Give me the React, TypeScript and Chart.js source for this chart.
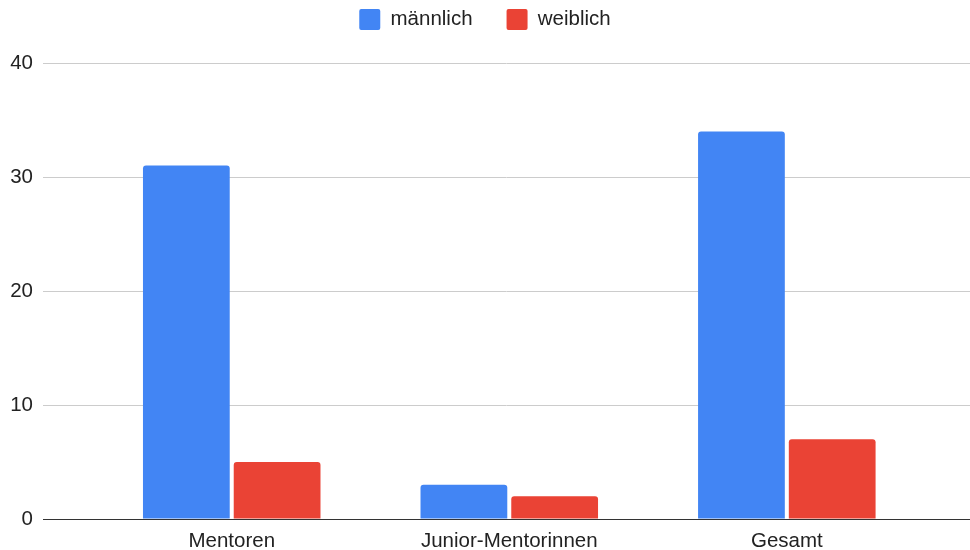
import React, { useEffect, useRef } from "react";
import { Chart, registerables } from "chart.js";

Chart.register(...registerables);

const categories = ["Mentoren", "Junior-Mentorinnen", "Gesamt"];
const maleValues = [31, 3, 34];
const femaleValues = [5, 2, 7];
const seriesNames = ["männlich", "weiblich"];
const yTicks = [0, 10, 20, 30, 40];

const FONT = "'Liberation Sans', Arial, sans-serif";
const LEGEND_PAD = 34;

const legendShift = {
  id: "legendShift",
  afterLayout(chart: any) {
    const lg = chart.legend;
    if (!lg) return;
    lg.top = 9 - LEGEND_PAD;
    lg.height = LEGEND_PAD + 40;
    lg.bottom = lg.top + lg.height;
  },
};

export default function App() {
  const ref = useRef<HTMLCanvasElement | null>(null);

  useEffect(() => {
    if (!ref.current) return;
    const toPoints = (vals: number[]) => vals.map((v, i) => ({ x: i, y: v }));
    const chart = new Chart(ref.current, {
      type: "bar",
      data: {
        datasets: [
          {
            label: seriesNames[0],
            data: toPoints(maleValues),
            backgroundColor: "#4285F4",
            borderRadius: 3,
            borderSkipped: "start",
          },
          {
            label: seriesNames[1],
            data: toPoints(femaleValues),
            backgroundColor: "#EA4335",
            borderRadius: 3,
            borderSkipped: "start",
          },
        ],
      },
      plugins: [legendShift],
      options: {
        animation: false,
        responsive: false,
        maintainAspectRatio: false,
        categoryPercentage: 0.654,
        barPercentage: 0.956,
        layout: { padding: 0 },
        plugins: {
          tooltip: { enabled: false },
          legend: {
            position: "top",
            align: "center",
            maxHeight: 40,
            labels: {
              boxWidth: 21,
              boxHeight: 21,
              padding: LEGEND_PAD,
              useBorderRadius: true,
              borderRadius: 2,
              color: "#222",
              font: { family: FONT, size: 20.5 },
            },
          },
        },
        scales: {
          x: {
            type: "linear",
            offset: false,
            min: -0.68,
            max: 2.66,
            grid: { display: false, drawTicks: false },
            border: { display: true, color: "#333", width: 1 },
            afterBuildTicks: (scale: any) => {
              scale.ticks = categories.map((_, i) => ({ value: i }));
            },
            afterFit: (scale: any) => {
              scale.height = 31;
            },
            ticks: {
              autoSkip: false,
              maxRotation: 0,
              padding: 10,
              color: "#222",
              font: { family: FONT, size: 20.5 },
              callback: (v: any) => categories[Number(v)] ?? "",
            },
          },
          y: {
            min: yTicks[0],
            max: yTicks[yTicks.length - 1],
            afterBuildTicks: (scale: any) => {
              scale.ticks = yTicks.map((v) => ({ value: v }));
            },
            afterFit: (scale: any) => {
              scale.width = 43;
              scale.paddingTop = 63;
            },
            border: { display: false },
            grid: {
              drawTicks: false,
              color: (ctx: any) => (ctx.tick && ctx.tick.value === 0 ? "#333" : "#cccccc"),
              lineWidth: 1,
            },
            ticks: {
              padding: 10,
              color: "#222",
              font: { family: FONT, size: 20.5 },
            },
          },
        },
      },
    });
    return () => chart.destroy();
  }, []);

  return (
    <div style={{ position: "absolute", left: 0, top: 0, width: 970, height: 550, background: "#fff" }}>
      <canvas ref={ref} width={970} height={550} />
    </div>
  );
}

Exercise details:
Reproduce all of the material above word for word. Omit the pictures.

Written answer:
Give me the React, TypeScript and Chart.js source for this chart.
import React, { useEffect, useRef } from "react";
import { Chart, registerables } from "chart.js";

Chart.register(...registerables);

const categories = ["Mentoren", "Junior-Mentorinnen", "Gesamt"];
const maleValues = [31, 3, 34];
const femaleValues = [5, 2, 7];
const seriesNames = ["männlich", "weiblich"];
const yTicks = [0, 10, 20, 30, 40];

const FONT = "'Liberation Sans', Arial, sans-serif";
const LEGEND_PAD = 34;

const legendShift = {
  id: "legendShift",
  afterLayout(chart: any) {
    const lg = chart.legend;
    if (!lg) return;
    lg.top = 9 - LEGEND_PAD;
    lg.height = LEGEND_PAD + 40;
    lg.bottom = lg.top + lg.height;
  },
};

export default function App() {
  const ref = useRef<HTMLCanvasElement | null>(null);

  useEffect(() => {
    if (!ref.current) return;
    const toPoints = (vals: number[]) => vals.map((v, i) => ({ x: i, y: v }));
    const chart = new Chart(ref.current, {
      type: "bar",
      data: {
        datasets: [
          {
            label: seriesNames[0],
            data: toPoints(maleValues),
            backgroundColor: "#4285F4",
            borderRadius: 3,
            borderSkipped: "start",
          },
          {
            label: seriesNames[1],
            data: toPoints(femaleValues),
            backgroundColor: "#EA4335",
            borderRadius: 3,
            borderSkipped: "start",
          },
        ],
      },
      plugins: [legendShift],
      options: {
        animation: false,
        responsive: false,
        maintainAspectRatio: false,
        categoryPercentage: 0.654,
        barPercentage: 0.956,
        layout: { padding: 0 },
        plugins: {
          tooltip: { enabled: false },
          legend: {
            position: "top",
            align: "center",
            maxHeight: 40,
            labels: {
              boxWidth: 21,
              boxHeight: 21,
              padding: LEGEND_PAD,
              useBorderRadius: true,
              borderRadius: 2,
              color: "#222",
              font: { family: FONT, size: 20.5 },
            },
          },
        },
        scales: {
          x: {
            type: "linear",
            offset: false,
            min: -0.68,
            max: 2.66,
            grid: { display: false, drawTicks: false },
            border: { display: true, color: "#333", width: 1 },
            afterBuildTicks: (scale: any) => {
              scale.ticks = categories.map((_, i) => ({ value: i }));
            },
            afterFit: (scale: any) => {
              scale.height = 31;
            },
            ticks: {
              autoSkip: false,
              maxRotation: 0,
              padding: 10,
              color: "#222",
              font: { family: FONT, size: 20.5 },
              callback: (v: any) => categories[Number(v)] ?? "",
            },
          },
          y: {
            min: yTicks[0],
            max: yTicks[yTicks.length - 1],
            afterBuildTicks: (scale: any) => {
              scale.ticks = yTicks.map((v) => ({ value: v }));
            },
            afterFit: (scale: any) => {
              scale.width = 43;
              scale.paddingTop = 63;
            },
            border: { display: false },
            grid: {
              drawTicks: false,
              color: (ctx: any) => (ctx.tick && ctx.tick.value === 0 ? "#333" : "#cccccc"),
              lineWidth: 1,
            },
            ticks: {
              padding: 10,
              color: "#222",
              font: { family: FONT, size: 20.5 },
            },
          },
        },
      },
    });
    return () => chart.destroy();
  }, []);

  return (
    <div style={{ position: "absolute", left: 0, top: 0, width: 970, height: 550, background: "#fff" }}>
      <canvas ref={ref} width={970} height={550} />
    </div>
  );
}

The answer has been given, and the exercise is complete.